I had thought about bacon drippings instead of butter. Also, I bought a package of fresh herbs which were labeled "poultry herbs" I am thinking chopping these very fine and using in a compound butter under the skin. I recognized Rosemary, Sage, Parsley and Basel and there were a couple more I did not recognize. Smokin, your thoughts?
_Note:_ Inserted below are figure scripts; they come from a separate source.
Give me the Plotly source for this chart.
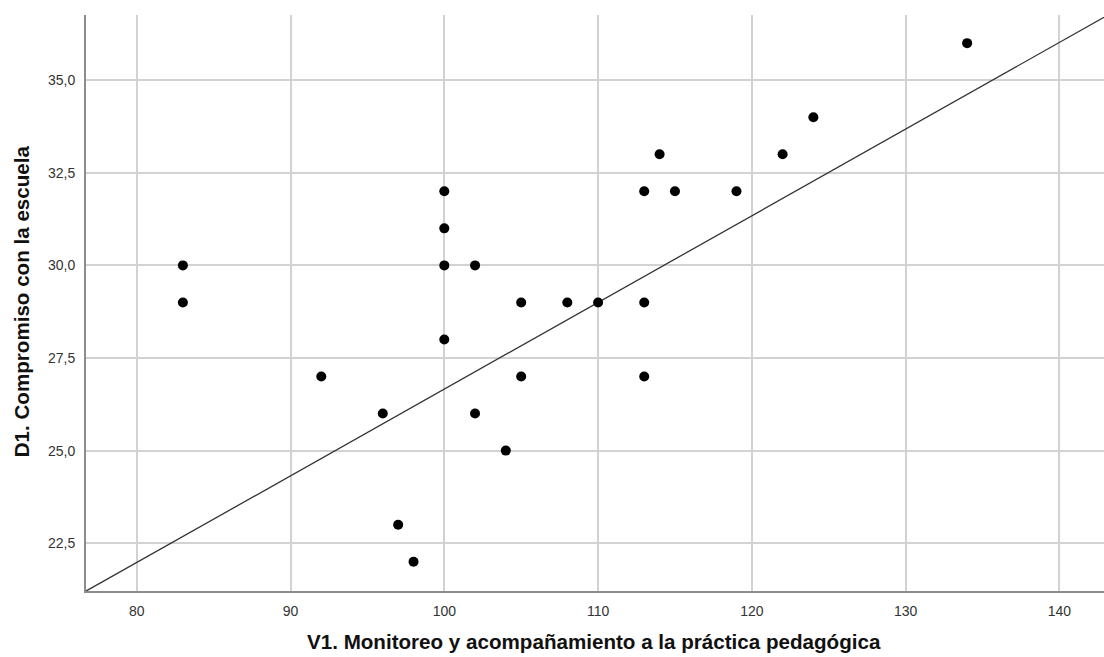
import plotly.graph_objects as go

# Data
v1_monitoreo = [83, 83, 92, 96, 97, 98, 100, 100, 100, 100, 102, 102, 104,
                105, 105, 108, 110, 113, 113, 113, 114, 115, 119, 122, 124, 134]
d1_compromiso = [30, 29, 27, 26, 23, 22, 32, 31, 30, 28, 30, 26, 25,
                 29, 27, 29, 29, 32, 29, 27, 33, 32, 32, 33, 34, 36]

# Fit line as displayed (intercept, slope)
fit_intercept = 3.26
fit_slope = 0.234

x_range = [76.7, 142.9]
y_range = [21.21, 36.76]
x_ticks = [80, 90, 100, 110, 120, 130, 140]
y_ticks = [22.5, 25.0, 27.5, 30.0, 32.5, 35.0]

x_title = "V1. Monitoreo y acompañamiento a la práctica pedagógica"
y_title = "D1. Compromiso con la escuela"

fit_x = x_range
fit_y = [fit_intercept + fit_slope * v for v in fit_x]

FONT = "Liberation Sans, Arial, sans-serif"

fig = go.Figure()
fig.add_trace(go.Scatter(
    x=fit_x, y=fit_y, mode="lines",
    line=dict(color="#333333", width=1.3),
    hoverinfo="skip", showlegend=False,
))
fig.add_trace(go.Scatter(
    x=v1_monitoreo, y=d1_compromiso, mode="markers",
    marker=dict(color="black", size=10, line=dict(width=0)),
    showlegend=False,
))

fig.update_layout(
    width=1104, height=657,
    margin=dict(l=86, r=0, t=15, b=66),
    paper_bgcolor="white", plot_bgcolor="white",
    separators=", ",
    font=dict(family=FONT, color="#333333"),
    xaxis=dict(
        range=x_range, tickvals=x_ticks, ticktext=[str(t) for t in x_ticks],
        showgrid=True, gridcolor="#d2d2d2", gridwidth=1.5,
        showline=True, linecolor="#8c8c8c", linewidth=2,
        zeroline=False, ticks="", ticklabelstandoff=6,
        tickfont=dict(size=14, color="#333333"),
    ),
    yaxis=dict(
        range=y_range, tickvals=y_ticks, tickformat=".1f",
        showgrid=True, gridcolor="#d2d2d2", gridwidth=1.5,
        showline=True, linecolor="#8c8c8c", linewidth=2,
        zeroline=False, ticks="", ticklabelstandoff=6,
        tickfont=dict(size=14, color="#333333"),
    ),
    annotations=[
        dict(text=x_title, xref="paper", yref="paper",
             x=0.499, y=-0.0885, xanchor="center", yanchor="middle",
             showarrow=False,
             font=dict(size=20.6, color="#111111", family=FONT, weight="bold")),
        dict(text=y_title, xref="paper", yref="paper",
             x=-0.0638, y=0.503, xanchor="center", yanchor="middle",
             textangle=-90, showarrow=False,
             font=dict(size=20.6, color="#111111", family=FONT, weight="bold")),
    ],
)

fig.write_html(
    "out.html",
    config={"displayModeBar": False},
    post_script="document.body.style.margin='0';document.body.style.overflow='hidden';",
)
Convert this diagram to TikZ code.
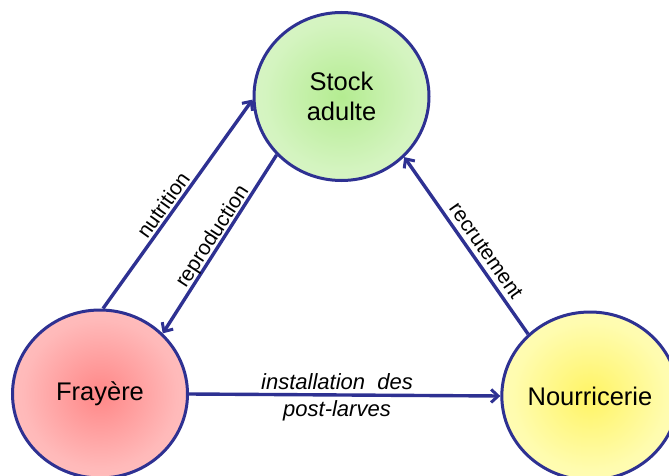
\documentclass[tikz,border=0pt]{standalone}
\usepackage{fontspec}
\setmainfont{Liberation Sans}
\usetikzlibrary{arrows.meta,shapes.geometric}
\definecolor{edgeblue}{RGB}{46,49,146}
\definecolor{gin}{RGB}{180,236,145}
\definecolor{gmid}{RGB}{212,244,192}
\definecolor{gout}{RGB}{230,249,218}
\definecolor{rin}{RGB}{255,135,135}
\definecolor{rmid}{RGB}{255,185,185}
\definecolor{rout}{RGB}{255,210,210}
\definecolor{yin}{RGB}{255,244,100}
\definecolor{ymid}{RGB}{255,252,175}
\definecolor{yout}{RGB}{255,255,210}
\pgfdeclareradialshading{gshade}{\pgfpoint{0bp}{0bp}}{color(0bp)=(gin); color(22bp)=(gmid); color(50bp)=(gout)}
\pgfdeclareradialshading{rshade}{\pgfpoint{0bp}{0bp}}{color(0bp)=(rin); color(22bp)=(rmid); color(50bp)=(rout)}
\pgfdeclareradialshading{yshade}{\pgfpoint{0bp}{0bp}}{color(0bp)=(yin); color(22bp)=(ymid); color(50bp)=(yout)}
\tikzset{
  blob/.style={ellipse, draw=edgeblue, line width=3pt, minimum width=175pt, minimum height=168pt,
    inner sep=0pt, align=center, font=\fontsize{25.5}{30}\selectfont},
  link/.style={draw=edgeblue, line width=3.4pt, -{Straight Barb[length=7pt,width=13pt,line width=3pt]}},
  lab/.style={font=\fontsize{21}{24}\selectfont, inner sep=0pt},
  ilab/.style={font=\fontsize{22}{26}\selectfont\itshape, inner sep=0pt}
}
\begin{document}
\begin{tikzpicture}[x=1pt,y=-1pt]
\useasboundingbox (0,0) rectangle (669,476);
\clip (0,0) rectangle (669,476);
\node[blob, shading=gshade] (S) at (341.5,96.5) {Stock\\adulte};
\node[blob, shading=rshade] (F) at (100,394) {Fray\`ere};
\node[blob, shading=yshade] (N) at (590,396) {Nourricerie};
\draw[link] (F.88.6) -- (S.182);
\draw[link] (S.222) -- (F.44.5);
\draw[link] (N.135) -- (S.316);
\draw[link] (F.east) -- (N.west);
\node[lab, rotate=54.5] (lnut) at (163,205) {nutrition};
\node[lab, rotate=57] (lrep) at (213,237) {reproduction};
\node[lab, rotate=-55] (lrec) at (486,251) {recrutement};
\node[ilab] (linst) at (337,382) {installation\ \ des};
\node[ilab] (lpost) at (337,411) {post-larves};
\end{tikzpicture}
\end{document}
Thanks for the great turkey primer. I am doing a couple sacrificial turkeys before Christmas company comes over (Not stupid) I got a big bone in breast turkey, brined it as per recipe with some minor changes. Dissolved the Rub in a cube of butter and put it inside and out under the skin. Smoked with some Hickory and a little cherry wood. That thing cooked fast at 300 degrees. I took a half hour power nap after it was in the smoker for an hour and when I got up, the skin was already dark brown and split. I obviously should have put the cheese cloth on earlier. I also let it cook to 165 degrees instead of 160. I lowered the temp to give the cheese cloth some time on the bird. Another mistake. The extra cooking time and cheese cloth delay did dry out a little of the white meat. Once past that, the breast was moist.
So lessons learned. The flavor of the meat was wonderful. The brine and rub are very good. (By the way Costco sells a very nice smoked paprika in big containers. Ideal for rubs)
So thanks again. I will be on top of my bird next time...so to speak.
Should be a good Christmas. Twelve people and a twelve pound turkey may not go around. I'll probably also smoke a boneless Foster Farms turkey roll just to make sure we have enough of every kind of meat for everyone.
I also hate cleaning the smoker so I smoked seven kinds of cheeses before the turkey based on instructions I got on this forum. I smoked two kinds of cheddar, yellow and white, pepper jack, Gouda, Gruyere, Parmesan and creamy Toscano. People go nuts for these smoked cheeses. These are my favorites so far. Dubliner, Havarti and string cheese, not so much.